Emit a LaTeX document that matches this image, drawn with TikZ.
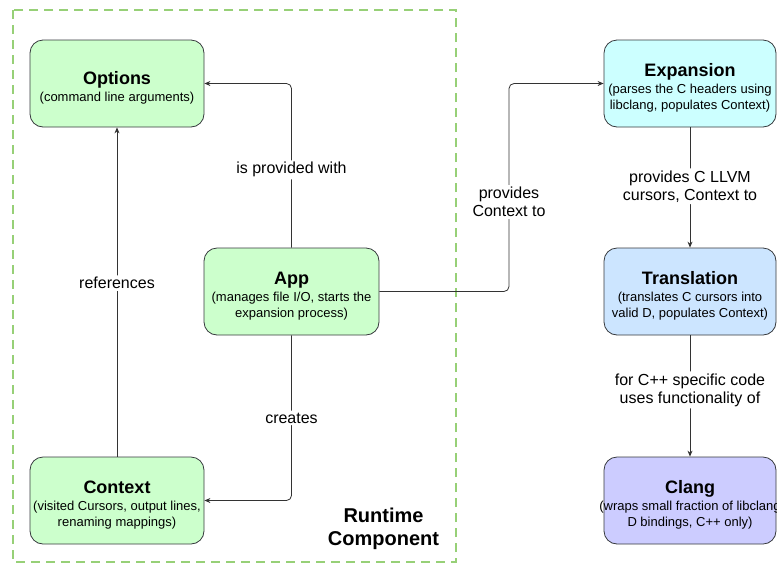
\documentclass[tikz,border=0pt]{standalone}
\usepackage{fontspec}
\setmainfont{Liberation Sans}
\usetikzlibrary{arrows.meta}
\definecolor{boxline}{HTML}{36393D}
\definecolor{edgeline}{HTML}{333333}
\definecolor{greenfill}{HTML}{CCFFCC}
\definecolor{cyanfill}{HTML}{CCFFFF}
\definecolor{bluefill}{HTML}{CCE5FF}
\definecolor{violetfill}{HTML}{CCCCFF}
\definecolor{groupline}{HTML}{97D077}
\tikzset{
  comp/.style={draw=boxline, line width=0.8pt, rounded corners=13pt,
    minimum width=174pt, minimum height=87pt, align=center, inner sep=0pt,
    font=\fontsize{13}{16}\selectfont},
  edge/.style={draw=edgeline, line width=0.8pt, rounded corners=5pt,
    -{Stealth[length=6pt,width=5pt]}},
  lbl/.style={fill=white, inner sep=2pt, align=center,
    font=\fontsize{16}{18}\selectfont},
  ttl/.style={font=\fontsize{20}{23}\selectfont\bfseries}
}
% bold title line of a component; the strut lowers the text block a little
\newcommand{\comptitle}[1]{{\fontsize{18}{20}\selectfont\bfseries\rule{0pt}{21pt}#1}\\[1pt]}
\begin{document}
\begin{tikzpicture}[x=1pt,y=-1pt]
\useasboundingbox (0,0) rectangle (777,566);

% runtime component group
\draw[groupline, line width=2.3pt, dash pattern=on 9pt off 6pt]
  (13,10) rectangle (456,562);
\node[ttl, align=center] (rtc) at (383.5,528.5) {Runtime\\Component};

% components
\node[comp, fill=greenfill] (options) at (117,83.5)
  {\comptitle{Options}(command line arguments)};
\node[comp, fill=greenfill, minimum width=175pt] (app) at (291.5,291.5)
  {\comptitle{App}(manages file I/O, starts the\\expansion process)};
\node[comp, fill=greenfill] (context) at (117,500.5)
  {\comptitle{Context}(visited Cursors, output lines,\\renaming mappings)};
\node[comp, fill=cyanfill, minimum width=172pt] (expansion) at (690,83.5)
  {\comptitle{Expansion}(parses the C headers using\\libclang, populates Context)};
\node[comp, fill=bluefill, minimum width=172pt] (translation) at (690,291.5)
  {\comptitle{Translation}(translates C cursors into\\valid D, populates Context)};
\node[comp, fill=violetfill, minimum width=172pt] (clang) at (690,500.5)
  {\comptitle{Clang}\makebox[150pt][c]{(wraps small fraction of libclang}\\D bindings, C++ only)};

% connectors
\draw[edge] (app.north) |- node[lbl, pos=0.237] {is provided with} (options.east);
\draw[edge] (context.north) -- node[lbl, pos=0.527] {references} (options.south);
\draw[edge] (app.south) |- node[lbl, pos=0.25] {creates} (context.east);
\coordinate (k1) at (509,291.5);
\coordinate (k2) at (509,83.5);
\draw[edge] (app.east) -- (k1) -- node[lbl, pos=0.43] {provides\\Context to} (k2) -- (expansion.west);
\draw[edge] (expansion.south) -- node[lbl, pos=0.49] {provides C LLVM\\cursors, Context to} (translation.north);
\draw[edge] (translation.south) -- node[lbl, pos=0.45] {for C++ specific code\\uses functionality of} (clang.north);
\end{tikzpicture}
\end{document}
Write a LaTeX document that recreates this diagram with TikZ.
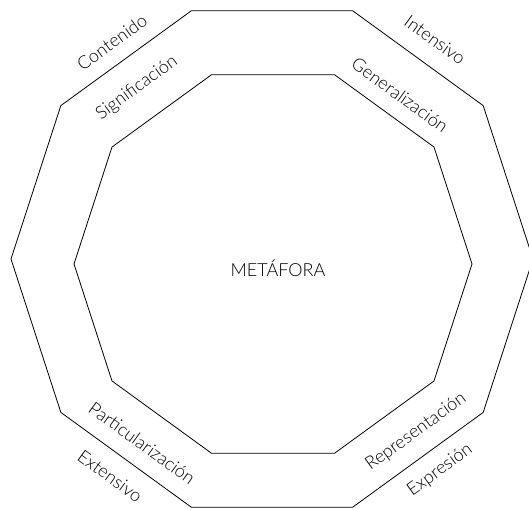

» What is asked:
Omit the pictures and output all of the other material exactly.

» Task solution:
Emit a LaTeX document that matches this image, drawn with TikZ.
\documentclass[tikz,border=0pt]{standalone}
\usepackage{fontspec}
\setmainfont{Liberation Sans}
\usetikzlibrary{arrows.meta}
\definecolor{boxline}{HTML}{36393D}
\definecolor{edgeline}{HTML}{333333}
\definecolor{greenfill}{HTML}{CCFFCC}
\definecolor{cyanfill}{HTML}{CCFFFF}
\definecolor{bluefill}{HTML}{CCE5FF}
\definecolor{violetfill}{HTML}{CCCCFF}
\definecolor{groupline}{HTML}{97D077}
\tikzset{
  comp/.style={draw=boxline, line width=0.8pt, rounded corners=13pt,
    minimum width=174pt, minimum height=87pt, align=center, inner sep=0pt,
    font=\fontsize{13}{16}\selectfont},
  edge/.style={draw=edgeline, line width=0.8pt, rounded corners=5pt,
    -{Stealth[length=6pt,width=5pt]}},
  lbl/.style={fill=white, inner sep=2pt, align=center,
    font=\fontsize{16}{18}\selectfont},
  ttl/.style={font=\fontsize{20}{23}\selectfont\bfseries}
}
% bold title line of a component; the strut lowers the text block a little
\newcommand{\comptitle}[1]{{\fontsize{18}{20}\selectfont\bfseries\rule{0pt}{21pt}#1}\\[1pt]}
\begin{document}
\begin{tikzpicture}[x=1pt,y=-1pt]
\useasboundingbox (0,0) rectangle (777,566);

% runtime component group
\draw[groupline, line width=2.3pt, dash pattern=on 9pt off 6pt]
  (13,10) rectangle (456,562);
\node[ttl, align=center] (rtc) at (383.5,528.5) {Runtime\\Component};

% components
\node[comp, fill=greenfill] (options) at (117,83.5)
  {\comptitle{Options}(command line arguments)};
\node[comp, fill=greenfill, minimum width=175pt] (app) at (291.5,291.5)
  {\comptitle{App}(manages file I/O, starts the\\expansion process)};
\node[comp, fill=greenfill] (context) at (117,500.5)
  {\comptitle{Context}(visited Cursors, output lines,\\renaming mappings)};
\node[comp, fill=cyanfill, minimum width=172pt] (expansion) at (690,83.5)
  {\comptitle{Expansion}(parses the C headers using\\libclang, populates Context)};
\node[comp, fill=bluefill, minimum width=172pt] (translation) at (690,291.5)
  {\comptitle{Translation}(translates C cursors into\\valid D, populates Context)};
\node[comp, fill=violetfill, minimum width=172pt] (clang) at (690,500.5)
  {\comptitle{Clang}\makebox[150pt][c]{(wraps small fraction of libclang}\\D bindings, C++ only)};

% connectors
\draw[edge] (app.north) |- node[lbl, pos=0.237] {is provided with} (options.east);
\draw[edge] (context.north) -- node[lbl, pos=0.527] {references} (options.south);
\draw[edge] (app.south) |- node[lbl, pos=0.25] {creates} (context.east);
\coordinate (k1) at (509,291.5);
\coordinate (k2) at (509,83.5);
\draw[edge] (app.east) -- (k1) -- node[lbl, pos=0.43] {provides\\Context to} (k2) -- (expansion.west);
\draw[edge] (expansion.south) -- node[lbl, pos=0.49] {provides C LLVM\\cursors, Context to} (translation.north);
\draw[edge] (translation.south) -- node[lbl, pos=0.45] {for C++ specific code\\uses functionality of} (clang.north);
\end{tikzpicture}
\end{document}
Write a LaTeX document that recreates this diagram with TikZ.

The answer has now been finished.